Es ist die Anmaßung, die empört, und die Art und Weise, wie die FPÖ interpretiert, dass sie bei den Wahlen die meisten Stimmen erhalten hat. Es fühlt sich jedenfalls fremd an, diese Szenerie zu sehen. Dass auf einmal die FPÖ nicht nur im Plenum und in ihren Klubräumen, sondern in den Repräsentationsräumen im Parlament sitzt und Staatschefs empfängt, ohne irgendeinen Auftrag zu haben. Das ist gewöhnungsbedürftig, aber das ist wohl die neue Realität.
Es ist wohl zu befürchten, dass so etwas, wie wir es in der vorigen Wochen erleben mussten, zu unserer Zukunft gehört. Es steht zudem zu befürchten, dass man sich daran gewöhnen muss, dass die Freiheitlichen einfach den Staat für ihre Zwecke, für ihre Strategien und für ihre Ziele benutzen und in einer Rolle, in der sie einfach nicht sind und die ihnen mangels Legitimation auch nicht zusteht, dennoch auf mächtig machen.
Freilich kann man sagen, die FPÖ müsse ja das Momentum nutzen und jetzt einmal Profil zeigen. Kann man. Aber die FPÖ sollte auch die Hände reichen und zeigen, dass sie sich bemüht, mit den anderen zusammenzuarbeiten, dass sie Verantwortung für den Staat und für das Gesamte nimmt und dass es nicht nur um die eigene Profilierung geht.
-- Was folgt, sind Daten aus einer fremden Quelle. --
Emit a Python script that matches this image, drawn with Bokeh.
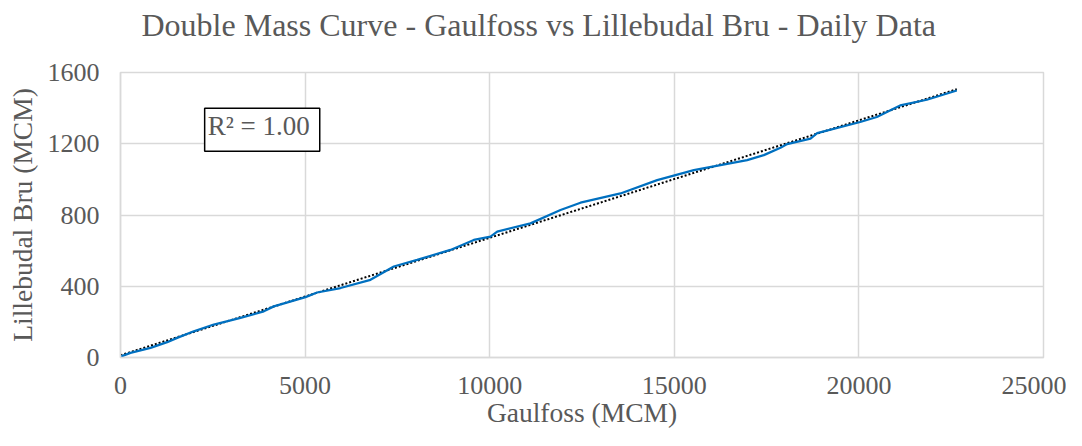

Und auch dem frisch gewählten Parlamentspräsidenten stünde es an, die Rolle des "Parteisoldaten", die er in Interwies immer hervorkehrte, endlich zu verlassen. Er hätte so viele andere Leute auf seinem hierarchischen Niveau einladen können, etwa Kollegen aus anderen Parlamenten. Aber nein -er lädt just den umstrittensten Staatschef in der EU ein, nimmt damit gleichsam das ganze Land als Geisel und schlägt einen Pflock ein, der abgrenzt und abtrennt.
Österreich reagierte aufgeregt und eingeschnappt. Die Kirche im Dorf wollte kaum einer lassen. Ganz abgesehen davon, dass es so ungewöhnlich nicht war, wie getan wurde. Auch andere Parteien begrüßen im Parlament gerne ihre Gäste und treten dabei zuweilen auch in einer Art und Weise auf, die ihnen eigentlich nicht anstehen würde.
Das wirft die grundsätzliche Frage auf, wie das Parlamentsgebäude über die politische Entscheidungsfindung hinaus genutzt werden soll. Und ob dazu auch Veranstaltungen wie der vielkritisierte Orbán-Besuch gehören sollen, zumal dann, wenn sie so ablaufen, wie wir sie erleben mussten.
Dabei geht es nicht um die Frage, ob das Parlament offen sein soll. Das soll es ohne Zweifel. Aber es sollte sehr wohl um die Frage gehen, ob es Bühne oder gar Spielwiese sein soll und darf für parteipolitische Interessen.
Ganz abgesehen davon - hätte Österreichs Politik den Freiheitlichen nicht so in die Hände gespielt, wie man es in den vergangenen Jahren getan hat, wäre uns das alles erspart geblieben.